En la jornada que es noticia la entrega de los premios Príncipe de Asturias, a quienes representan la excelencia y el compromiso que nos sirven de faro y guía, resuenan aún como contrapunto los ecos de las agresiones físicas sufridas tumultuariamente hace unos días en la localidad de Alsásua por dos guardias civiles y sus parejas, la conducta violenta en las calles de Madrid de cientos de seguidores ultras del equipo polaco del Legia en la Champions, ó el reciente episodio en la Universidad Autónoma de Madrid donde varias decenas de exaltados impidieron al expresidente Felipe González dar una conferencia en unas jornadas sobre Sociedad Civil y Cambio Global. Hechos, todos ellos, que con diversos matices, distintos escenarios y circunstancias, ponen de manifiesto el denominador común de la intolerancia.

Más allá de la intransigencia, Chesterton definía la intolerancia como la indignación de los hombres que no tienen opiniones.
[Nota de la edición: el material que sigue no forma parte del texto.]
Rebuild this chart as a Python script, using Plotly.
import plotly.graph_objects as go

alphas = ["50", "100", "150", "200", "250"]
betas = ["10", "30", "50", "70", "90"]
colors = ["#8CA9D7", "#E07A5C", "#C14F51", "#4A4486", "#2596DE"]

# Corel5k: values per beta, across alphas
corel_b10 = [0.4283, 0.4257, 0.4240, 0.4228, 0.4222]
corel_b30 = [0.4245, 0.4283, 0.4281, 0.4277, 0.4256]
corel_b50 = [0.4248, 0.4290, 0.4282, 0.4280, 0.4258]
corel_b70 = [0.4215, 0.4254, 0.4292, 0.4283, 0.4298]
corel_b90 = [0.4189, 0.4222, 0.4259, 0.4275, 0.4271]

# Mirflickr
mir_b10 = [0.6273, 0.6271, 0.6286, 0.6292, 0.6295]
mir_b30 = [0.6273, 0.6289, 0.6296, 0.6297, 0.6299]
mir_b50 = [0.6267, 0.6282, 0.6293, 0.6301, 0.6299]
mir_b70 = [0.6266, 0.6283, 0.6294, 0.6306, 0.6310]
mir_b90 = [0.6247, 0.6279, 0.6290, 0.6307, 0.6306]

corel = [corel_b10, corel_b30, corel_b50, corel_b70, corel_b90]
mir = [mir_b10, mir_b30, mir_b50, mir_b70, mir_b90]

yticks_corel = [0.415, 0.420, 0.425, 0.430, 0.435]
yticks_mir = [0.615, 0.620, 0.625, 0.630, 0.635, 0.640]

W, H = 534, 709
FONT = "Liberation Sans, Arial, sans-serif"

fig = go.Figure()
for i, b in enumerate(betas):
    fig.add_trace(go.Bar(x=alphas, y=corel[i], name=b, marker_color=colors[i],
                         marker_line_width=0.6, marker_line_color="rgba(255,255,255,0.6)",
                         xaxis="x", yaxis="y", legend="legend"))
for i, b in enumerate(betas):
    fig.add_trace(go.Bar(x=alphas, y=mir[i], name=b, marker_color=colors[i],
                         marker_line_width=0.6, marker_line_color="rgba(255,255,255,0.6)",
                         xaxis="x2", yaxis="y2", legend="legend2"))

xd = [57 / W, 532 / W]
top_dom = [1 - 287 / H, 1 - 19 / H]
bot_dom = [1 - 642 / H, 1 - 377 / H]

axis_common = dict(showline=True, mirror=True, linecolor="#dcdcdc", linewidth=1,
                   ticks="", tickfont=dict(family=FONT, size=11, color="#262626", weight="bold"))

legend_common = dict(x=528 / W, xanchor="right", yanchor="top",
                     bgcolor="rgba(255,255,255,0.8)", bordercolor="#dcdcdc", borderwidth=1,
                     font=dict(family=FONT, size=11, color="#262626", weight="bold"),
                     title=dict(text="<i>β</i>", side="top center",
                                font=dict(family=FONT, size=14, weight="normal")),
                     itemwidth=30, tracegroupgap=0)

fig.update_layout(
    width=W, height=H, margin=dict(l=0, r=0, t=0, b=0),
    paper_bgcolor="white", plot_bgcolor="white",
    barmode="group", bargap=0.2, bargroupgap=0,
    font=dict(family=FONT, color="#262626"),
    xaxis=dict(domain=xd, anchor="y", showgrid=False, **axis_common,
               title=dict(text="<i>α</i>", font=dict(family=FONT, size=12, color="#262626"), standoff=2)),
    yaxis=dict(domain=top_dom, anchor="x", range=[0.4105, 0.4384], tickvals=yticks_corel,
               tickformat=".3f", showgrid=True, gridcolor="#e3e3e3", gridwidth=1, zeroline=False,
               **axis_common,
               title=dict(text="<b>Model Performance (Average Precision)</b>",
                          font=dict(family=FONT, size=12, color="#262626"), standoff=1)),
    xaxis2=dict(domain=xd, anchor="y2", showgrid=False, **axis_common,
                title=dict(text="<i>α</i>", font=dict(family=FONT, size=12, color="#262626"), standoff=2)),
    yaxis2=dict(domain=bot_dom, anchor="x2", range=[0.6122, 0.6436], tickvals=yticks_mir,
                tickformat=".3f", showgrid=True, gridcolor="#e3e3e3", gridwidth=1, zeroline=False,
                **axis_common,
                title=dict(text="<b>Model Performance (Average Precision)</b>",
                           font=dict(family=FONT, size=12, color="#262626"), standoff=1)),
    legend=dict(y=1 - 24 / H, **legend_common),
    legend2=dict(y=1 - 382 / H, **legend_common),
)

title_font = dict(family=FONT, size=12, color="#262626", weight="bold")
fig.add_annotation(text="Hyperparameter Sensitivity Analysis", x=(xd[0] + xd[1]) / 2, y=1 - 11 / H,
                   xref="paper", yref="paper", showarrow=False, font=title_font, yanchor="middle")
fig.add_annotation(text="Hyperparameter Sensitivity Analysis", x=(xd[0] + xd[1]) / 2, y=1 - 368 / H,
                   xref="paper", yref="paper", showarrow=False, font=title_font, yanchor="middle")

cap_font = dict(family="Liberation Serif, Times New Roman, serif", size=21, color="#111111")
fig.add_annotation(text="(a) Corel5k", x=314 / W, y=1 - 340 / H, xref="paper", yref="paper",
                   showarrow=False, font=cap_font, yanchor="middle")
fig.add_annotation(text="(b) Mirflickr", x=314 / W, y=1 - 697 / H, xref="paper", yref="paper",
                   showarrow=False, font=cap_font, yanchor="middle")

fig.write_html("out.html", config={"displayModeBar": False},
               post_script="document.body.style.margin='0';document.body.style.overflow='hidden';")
Ciertamente se ha convertido en uno de los grandes males que nos acechan, incluso peor que el fundamentalismo, la intolerancia genera odio en las personas que encarnan otras creencias, ideologías, doctrinas o sentimientos. La intolerancia con los demás ya es en sí misma una forma de violencia. Desde luego no es un mal nuevo ni minoritario. Escribía Antonio Machado que, de diez cabezas, nueve embisten y una piensa.

Como denuncia el Movimiento contra la Intolerancia, no es un tema menor, sino que resulta preocupante y está en la raíz del aumento de los llamados «delitos de odio», no solamente en países asiáticos, africanos y musulmanes, sino en toda Europa. Cometidos por aquéllos que son intolerantes y perciben como amenaza a quienes tienen otra orientación sexual, credo religioso, ideas políticas, clubes deportivos, raza o nacionalidad, etcétera. Recordemos la quema en Italia de más de una decena de dispensarios de Cáritas. Una auténtica pandemia que no está en el ADN de los seres humanos, sino de las sociedades enfermas. Nelson Mandela, otro de esos prohombres que ha sido luz y ejemplo para muchos, y que también fue galardonado con el premio Príncipe de Asturias, nos decía que nadie nace odiando a otra persona por el color de su piel, o su origen, o su religión. La gente, añadía el presidente Sudafricano y Nobel de la paz, tiene que aprender a odiar, y si ellos pueden aprender a odiar, también se les puede enseñar a amar: el amor llega más naturalmente al corazón humano que su contrario. Un hombre que le arrebata a otro la libertad de expresarse es un prisionero del odio, está encerrado tras los barrotes del prejuicio y de la estrechez mental. Intolerancia a los intolerantes.